In this weekly series of articles we use simple statistical analysis to try to determine the times of day when a market is most active, and might offer the best opportunities for intraday traders. This week we’re looking at the Japanese Yen USD/JPY forex pair, studying both volatility and volume to answer the question “when is the best time to trade the Japanese Yen?”
The Japanese Yen is widely considered to be the second most traded forex pair by volume.
Although the lack of definitive volume data for currency transactions means that no absolute figures are available to support this, there are numerous surveys (such as this one from the SFEMC) of localized interbank markets where the Yen is reported as the second most traded currency after the Euro.
Interestingly, similar reports for forex volume in the London markets (where the greatest daily trading volumes are transacted) place the USD/JPY pair in third place, after the British Pound. This might support the idea that a currency is most heavily traded in it’s “home” market.
Analyzing the Data
As with all articles in this series, we’ve looked at five years of intraday price data (providing roughly 250 data points for each individual hourly period), and have used quotes from the USD/JPY spot forex market. Volatility is measured simply by hourly range in pips, and all times are EDT. The chart below also includes volume data. This has been taken from the full size Japanese Yen Futures Contract (@JY) which trades on the Chicago Mercantile Exchange, and the data has been scaled to fit with the price data.
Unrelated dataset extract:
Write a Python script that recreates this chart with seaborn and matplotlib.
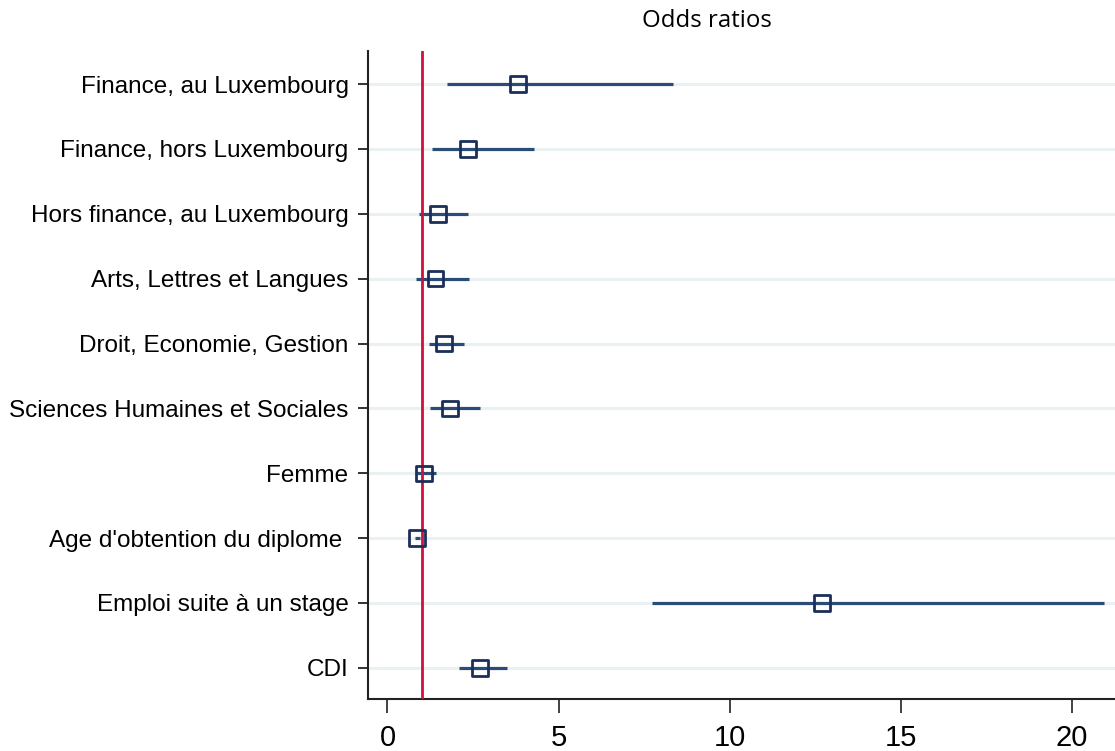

The Best Time to Trade the Japanese Yen
The picture here is very similar to what we saw for the Euro last week. The largest hourly price movements occur between 8.00 and 9.00am when the New York markets open, with two lesser peaks in volatility representing the London and East Asia openings. One point worthy of note is that, unlike with the EUR/USD pair, the volatility for USD/JPY is just as high around the East Asian open as it is the London open, suggesting that the “home” market may support the most trading. It will be interesting to see whether this is borne out by analysis of the GBP/USD pair in future weeks.
Once again, it should be remembered that there is overlap between the London and New York sessions, and so the higher volatility and volumes around the the New York open do not mean that more volume is traded exclusively at that location; the volume shown are aggregated by time period alone.
Turning our attention to the volume, it is obvious that there is a strong positive correlation between high volume and high volatility. There also appears to be lower deviation in volatility than volume, suggesting that as trading volumes in the Japanese Yen increase, their ability to move the market does not increase in direct proportion.
Notice the distinct lull in volume around the time the US markets close. This is probably a distinct feature of volume in currency futures and wouldn’t be seen to such an extreme extent if we could see accurate interbank volume data, but it does tell us something interesting . . . During this period the Japanese Yen forex futures continue to track the underlying USD/JPY spot market accurately, and this is due to the actions of arbitrageurs between the two. This gives us some insight into how little of the volume in forex futures is actually attributable to arbitrage with the spot market, and how much the actions of this type of participant are able to move the market without the additional volumes generated by speculators and other participants.
How to Use This Analysis
The great thing about this kind of statistical analysis is that you can incorporate it as part of an automated strategy with strict rules, but you can also use it as one of many inputs in a broader discretionary decision making process. However you trade, information like this should be useful.
Nevertheless, in the investigative spirit of this piece, I would encourage you to carry out your own research so that you can be absolutely confident in the results you see and their relevancy to your own strategies. All the research in this article was completed using TradeStation and the data was presented using Excel, but pretty much any good broker’s charting software will support this type of investigation.